__WHAT IS REQUIRED__
Return precisely the span of lines from the top of the material below to the line containing "(7,6) -- (1188,6);", both included. Pictures are excluded.

__MATERIAL__

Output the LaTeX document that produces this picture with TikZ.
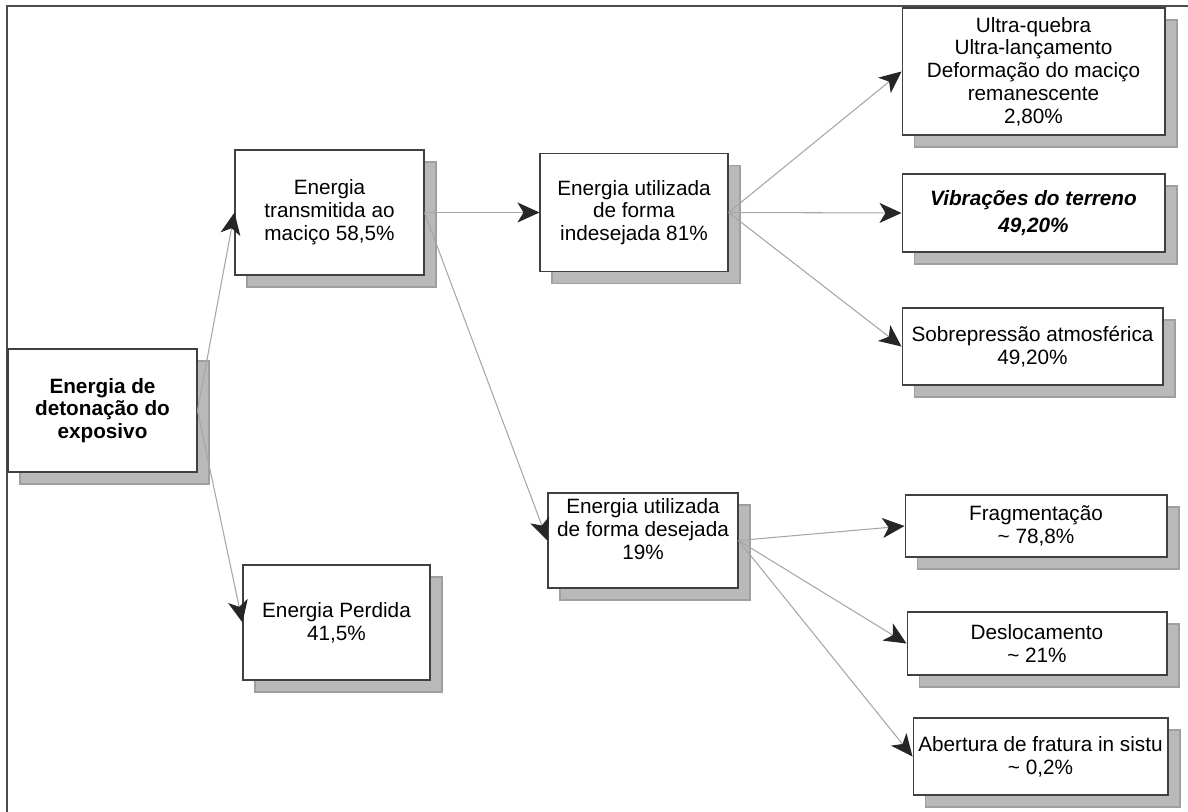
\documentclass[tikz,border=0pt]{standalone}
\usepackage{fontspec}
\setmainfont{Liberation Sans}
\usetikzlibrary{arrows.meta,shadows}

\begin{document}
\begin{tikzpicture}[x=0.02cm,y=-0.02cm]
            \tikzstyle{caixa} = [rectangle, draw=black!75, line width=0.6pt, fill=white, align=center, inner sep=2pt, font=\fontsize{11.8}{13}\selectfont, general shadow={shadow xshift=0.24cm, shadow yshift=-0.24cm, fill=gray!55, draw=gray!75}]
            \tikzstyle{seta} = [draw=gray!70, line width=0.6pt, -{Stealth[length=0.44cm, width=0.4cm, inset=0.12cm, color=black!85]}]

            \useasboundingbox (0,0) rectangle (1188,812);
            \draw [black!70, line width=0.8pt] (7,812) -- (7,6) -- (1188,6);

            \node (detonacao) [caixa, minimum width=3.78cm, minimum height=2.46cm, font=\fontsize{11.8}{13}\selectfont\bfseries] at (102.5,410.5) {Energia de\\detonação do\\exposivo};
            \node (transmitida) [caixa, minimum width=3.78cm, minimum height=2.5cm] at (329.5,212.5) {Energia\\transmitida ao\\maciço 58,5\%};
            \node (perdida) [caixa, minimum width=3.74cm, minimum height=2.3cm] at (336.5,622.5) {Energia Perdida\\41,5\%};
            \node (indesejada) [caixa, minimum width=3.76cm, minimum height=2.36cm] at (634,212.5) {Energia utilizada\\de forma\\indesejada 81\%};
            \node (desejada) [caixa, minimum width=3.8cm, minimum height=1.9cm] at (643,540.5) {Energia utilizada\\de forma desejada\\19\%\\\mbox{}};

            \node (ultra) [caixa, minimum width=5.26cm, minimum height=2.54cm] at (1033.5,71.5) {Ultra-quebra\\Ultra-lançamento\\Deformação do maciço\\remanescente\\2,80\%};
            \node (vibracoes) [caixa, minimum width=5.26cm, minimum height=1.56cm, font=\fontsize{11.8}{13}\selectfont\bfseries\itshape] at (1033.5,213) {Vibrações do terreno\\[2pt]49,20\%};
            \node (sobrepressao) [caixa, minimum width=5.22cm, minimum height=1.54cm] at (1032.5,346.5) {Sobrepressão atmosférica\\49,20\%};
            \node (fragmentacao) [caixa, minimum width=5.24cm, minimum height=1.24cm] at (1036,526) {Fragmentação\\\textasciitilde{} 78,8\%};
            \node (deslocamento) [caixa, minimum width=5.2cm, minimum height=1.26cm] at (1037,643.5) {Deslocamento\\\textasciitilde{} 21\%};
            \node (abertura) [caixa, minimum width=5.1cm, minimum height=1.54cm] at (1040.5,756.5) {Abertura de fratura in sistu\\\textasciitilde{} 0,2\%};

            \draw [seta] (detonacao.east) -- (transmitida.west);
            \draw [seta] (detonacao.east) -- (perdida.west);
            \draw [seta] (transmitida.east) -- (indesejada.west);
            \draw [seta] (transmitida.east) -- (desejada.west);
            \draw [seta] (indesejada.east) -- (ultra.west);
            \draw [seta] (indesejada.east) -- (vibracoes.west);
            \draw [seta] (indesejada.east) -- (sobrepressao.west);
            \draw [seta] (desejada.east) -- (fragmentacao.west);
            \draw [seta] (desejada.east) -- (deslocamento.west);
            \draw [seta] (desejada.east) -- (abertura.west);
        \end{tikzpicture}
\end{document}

__OUTPUT__
Output the LaTeX document that produces this picture with TikZ.
\documentclass[tikz,border=0pt]{standalone}
\usepackage{fontspec}
\setmainfont{Liberation Sans}
\usetikzlibrary{arrows.meta,shadows}

\begin{document}
\begin{tikzpicture}[x=0.02cm,y=-0.02cm]
            \tikzstyle{caixa} = [rectangle, draw=black!75, line width=0.6pt, fill=white, align=center, inner sep=2pt, font=\fontsize{11.8}{13}\selectfont, general shadow={shadow xshift=0.24cm, shadow yshift=-0.24cm, fill=gray!55, draw=gray!75}]
            \tikzstyle{seta} = [draw=gray!70, line width=0.6pt, -{Stealth[length=0.44cm, width=0.4cm, inset=0.12cm, color=black!85]}]

            \useasboundingbox (0,0) rectangle (1188,812);
            \draw [black!70, line width=0.8pt] (7,812) -- (7,6) -- (1188,6);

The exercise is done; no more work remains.